Tricks by Ellen Hopkins
Since the announcement from Hopkins that she would be writing Tricks I have been extremely excited; the book lived up to all of my excitement. While Identical still remains my favorite, I loved Tricks. Much like Hopkin's other book, Impulse, I feel she has progressed a long way with the multiple points of view poetry novel. Once again, she didn't use much verity of the poetry style (such as making pictures with words), but the use of poetry was very strong and hard to notice. Where as in Impulse, the redundant lack of style was much more noticeable, the storyline and intensity of Tricks makes the reader barely notice.
The characters in this story had such variety, it was almost mind boggling. When starting to read, I was a bit intimidated by the the fact that there were five point of view characters. I also found myself questioning how she would make the story flow using five different stories. Ultimately, it came together very well. As a side note, most of the characters reminded me of characters from past Hopkins books. This book follows the viewpoints of Eden, Seth, Whitney, Ginger and Cody.
Eden (which I love her name!) is a girl from a very religious evangelical family. Eden is much comparable to Sue from Hopkin's book Burned. Being an atheist, her story was very frustrating, yet amusing. Seth is a farm boy who is secretly gay. His story was in the middle for me. I liked the beginning, but as it went on, I became impartial to it. I loved the glam feeling to his story, but just the idea behind his latter relationship creeps me out a bit. I found him somewhat comparable with Tony from Impulse. Whitney was one of the easiest to relate to (until deeper into the story). She is a virgin saving herself for the right moment. Though a virgin, she is very far from innocent. I found myself comparing her to Raeanne from Identical. As her story continued though, of all give stories, it is the story of Whitney that scared me the most.

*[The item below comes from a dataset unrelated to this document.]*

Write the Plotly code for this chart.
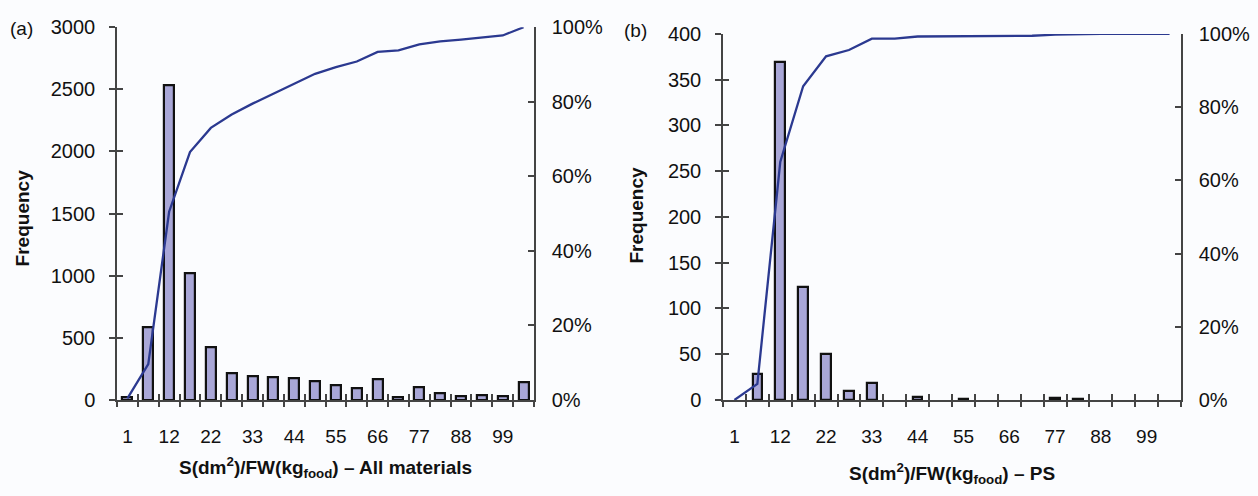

Ginger was my favorite. She is unlike any of Hopkin's other characters I came to know and love previously. Ginger comes a family of five siblings and mother who turns tricks. It's almost surprising how her story goes given her situation, but I also found myself falling in love her with gothy friend and loved how Hopkins finally put in a girl who wasn't straight. It was refreshing to have a character who came from a bad place and with a different sexuality.
Finally there was Cody, my least favorite. He is an atypical boy working at game stop who has an addiction to gambling. I have a hard time relating to boys in books who are not gay, so that was the first set off to Cody. He wasn't that interesting of a character either, and I found his addiction to gambling frustrating. The interesting thing about his story is simple how he ended up. While interesting, it felt a little impulsive and concluded so quickly, it felt as if Hopkins just forced him to a path very quickly to make him fit into the book. The change was so random and quick, it felt unnatural.